He’s been at the center of things. Dr. Peter Piot, former Executive Director of UNAIDS, and now the Director of the London School of Hygiene & Tropical Medicine, just published a memoir, No Time to Lose: A Life in Pursuit of Deadly Viruses.As a young researcher, Piot helped discover the deadly Ebola virus and traced its transmission routes in Central Africa. Not long after, working as a doctor in his native Belgium, he treated patients with a new, mysterious disease. That disease would later be named AIDS. Piot would later become the Executive Director of UNAIDS, helping to establish the agency’s global agenda.
While visiting the Harvard School of Public Health, Dr. Piot sat down with Spotlight Editor Martha Henry to answer questions.
Do you consider yourself an AIDS activist?
Yes, without any doubt. I’m an AIDS activist, a scientist, sometimes a diplomat, sometimes an entrepreneur — all at the same time.
In 2012 there was a lot of talk about “the end of AIDS.” What’s your reaction when you hear that phrase?
I think it’s not credible. According to UNAIDS, last year there were 1.7 million deaths from AIDS and 2.5 million people became infected. HIV incidence (new infections) was on the rise in a country like Uganda. So I think we better stop talking about the end of AIDS. We’ve made major achievements, there’s no doubt about it, but I don’t think we’ll see the end of AIDS in my generation.

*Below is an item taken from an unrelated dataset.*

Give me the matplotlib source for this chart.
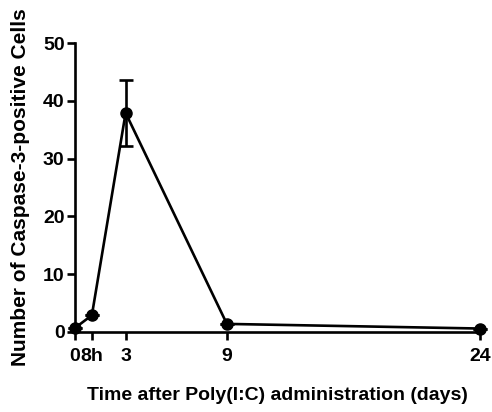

One of your mantras when you were head of UNAIDS was “keeping AIDS as a global issue, not one of poor Africa.” Why was that important?
Well, I think that one of the major assets, if you can say so, is that HIV is happening everywhere. It’s a global issue. Every day in the U.S. several people become infected with HIV, just as in South Africa, just as in Thailand, just as in Brazil. In our ever more connected world, I think that makes it a very powerful paradigm for globalization. We know that if a disease happens only in Africa, it becomes marginalized. Pharmaceutical industries are not going to invest in new drugs, research dollars will also be less. These are the realities.
How important will scientific research be to eventually ending the AIDS epidemic?
When you look at our achievements to date, it’s due, on the one hand, to science, but also to politics. The most spectacular scientific breakthrough was the discovery of antiretroviral therapy as treatment. When science and politics and programs on the ground are in sync, I think we can move mountains. But without the science, I don’t see how the money can do more. So we need to know more about what works, what doesn’t work, and where to invest our funding.